FONTANA, Calif. — The start of the school year also signals the start of a water conservation effort across six different schools in the Fontana Unified School District. 


What You Need To Know

  • Six Fontana USD schools have switched their landscape irrigation water supply from potable to recycled water 

  • Two of the schools are the first to be connected to recycled water within the City of Fontana

  • The Fontana Unified School District estimates the switch will save enough drinking water to supply more than 200 residences with water for one year

  • The switch is also expected to save the school district approximately $190,000 each year

Until this year, the six schools had been using potable water, also known as drinking water, for their landscape irrigation system. The project replaces drinking water with recycled or reclaimed water that is used for all their fields and planter areas. 

Scott Lening with the Inland Empire Utilities Agency, where the recycled water is coming from, said the term is used to describe water that comes from, for example, flushing or bath water that is then cleaned at a water facility before being sent to customers for landscape irrigation.

Lening said using recycled water helps conserve the potable water, which in turn also means less pumping from lakes and rivers, helping the natural life in those areas. 

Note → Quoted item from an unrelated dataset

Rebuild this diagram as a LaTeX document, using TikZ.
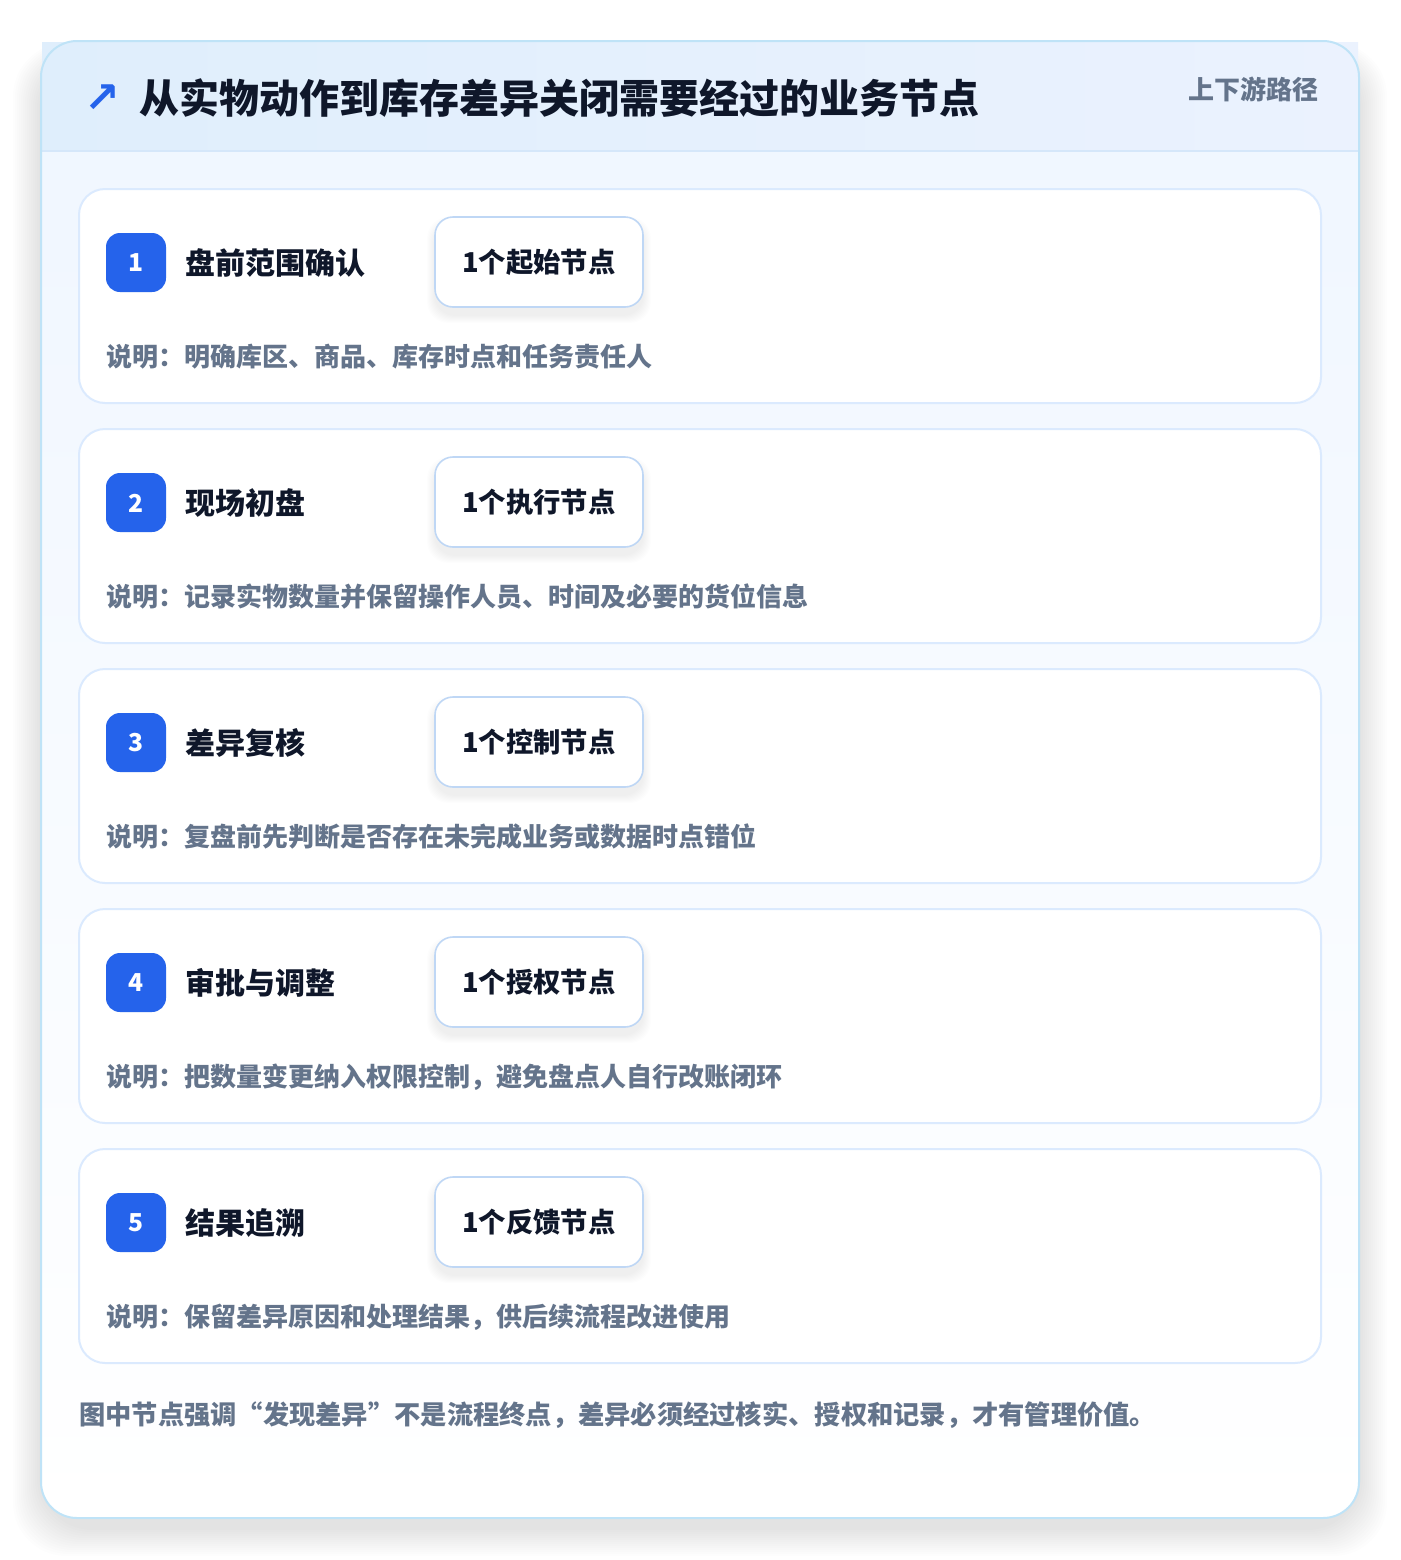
\documentclass[tikz,border=0pt]{standalone}
\usepackage{fontspec}
\setmainfont{Noto Sans CJK SC}
\newfontfamily\symfont{DejaVu Sans}
\definecolor{pagebg}{HTML}{FFFFFF}
\definecolor{outerborder}{HTML}{BFE3F7}
\definecolor{headl}{HTML}{DFEEFC}
\definecolor{headr}{HTML}{EBF2FE}
\definecolor{headline}{HTML}{D5E7FA}
\definecolor{bodytop}{HTML}{EFF6FF}
\definecolor{bodybot}{HTML}{FFFFFF}
\definecolor{cardborder}{HTML}{DBEAFE}
\definecolor{tagborder}{HTML}{BFD7F5}
\definecolor{badge}{HTML}{2563EB}
\definecolor{ink}{HTML}{0F172A}
\definecolor{muted}{HTML}{64748B}
\tikzset{
  cardbox/.style={fill=white, draw=cardborder, line width=1.5pt, rounded corners=19.5pt},
  badgebox/.style={fill=badge, rounded corners=10.5pt},
  numtext/.style={text=white, font=\fontsize{18.5pt}{22pt}\selectfont\bfseries},
  titletext/.style={anchor=west, text=ink, inner sep=0pt, font=\fontsize{22.5pt}{26pt}\selectfont\bfseries},
  tagbox/.style={fill=white, draw=tagborder, line width=1.2pt, rounded corners=13.5pt, minimum width=156pt, minimum height=67.5pt, inner sep=0pt, text=ink, font=\fontsize{20.5pt}{24pt}\selectfont\bfseries},
  desctext/.style={anchor=west, text=muted, inner sep=0pt, font=\fontsize{19.5pt}{23pt}\selectfont\bfseries},
}
\begin{document}
\begin{tikzpicture}[x=0.75pt,y=-0.75pt]
\useasboundingbox (0,0) rectangle (1400,1560);
\fill[pagebg] (0,0) rectangle (1400,1560);
% outer shadow
\foreach \k in {1,...,14}{
  \fill[black, opacity=0.006, rounded corners=40pt] (41-2*\k,41-1*\k+16) rectangle (1359+2*\k,1518+2*\k+10);
}
% outer card
\fill[bottom color=bodybot, top color=bodytop, rounded corners=27pt] (41,41) rectangle (1359,1518);
\fill[left color=headl, right color=headr] (42,42) rectangle (1358,151);
\draw[headline, line width=1.2pt] (42,151) -- (1358,151);
\draw[outerborder, line width=1.5pt, rounded corners=27pt] (41,41) rectangle (1359,1518);
% header
\node[text=badge, inner sep=0pt, font=\symfont\fontsize{32pt}{34pt}\selectfont\bfseries] (icon) at (102,99) {↗};
\node[anchor=west, text=ink, inner sep=0pt, font=\fontsize{30pt}{36pt}\selectfont\bfseries] (title) at (139,98) {从实物动作到库存差异关闭需要经过的业务节点};
\node[anchor=east, text=muted, inner sep=0pt, font=\fontsize{19.5pt}{23pt}\selectfont\bfseries] (route) at (1319,89) {上下游路径};
% cards
\foreach \i/\t/\g/\d in {
  1/盘前范围确认/1个起始节点/说明：明确库区、商品、库存时点和任务责任人,
  2/现场初盘/1个执行节点/说明：记录实物数量并保留操作人员、时间及必要的货位信息,
  3/差异复核/1个控制节点/说明：复盘前先判断是否存在未完成业务或数据时点错位,
  4/审批与调整/1个授权节点/说明：把数量变更纳入权限控制，避免盘点人自行改账闭环,
  5/结果追溯/1个反馈节点/说明：保留差异原因和处理结果，供后续流程改进使用}{
  \pgfmathsetmacro{\yy}{189+240*(\i-1)}
  \path[cardbox] (79,\yy) rectangle (1321,\yy+214);
  \path[badgebox] (106,\yy+44) rectangle (166,\yy+103);
  \node[numtext] (num\i) at (136,\yy+74) {\i};
  \node[titletext] (ttl\i) at (185,\yy+74) {\t};
  \foreach \s in {1,...,8}{
    \fill[black, opacity=0.006, rounded corners=16pt] (435-\s,\yy+28-\s+8) rectangle (643+\s,\yy+118+\s+8);
  }
  \node[tagbox] (tag\i) at (539,\yy+73) {\g};
  \node[desctext] (desc\i) at (106,\yy+168) {\d};
}
\node[anchor=west, text=muted, inner sep=0pt, font=\fontsize{19.7pt}{23pt}\selectfont\bfseries] (foot) at (79,1415) {图中节点强调“发现差异”不是流程终点，差异必须经过核实、授权和记录，才有管理价值。};
\end{tikzpicture}
\end{document}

The benefit extends across the community as, based on historic averages, the Fontana Water Company said this switch will save approximately 80,000 gallons of potable water per day for city residents every year. 

As for energy, Lening said the process uses less power given there is no need for pumping. 

"That reduction of electricity reduces the need to produce additional power and subsequently reduces the greenhouse gas emissions through the power production process," Lening said. 

He said recycled water is also cheaper, translating to savings for the school district. 

"With all the six sites combined, we look at about a 65% savings, which equates to a little over $190,000 of annual cost savings," said Javier Castrejon, energy manager at the Fontana Unified School District. 

Castrejon said the district is planning on putting that money toward classrooms and educational environments.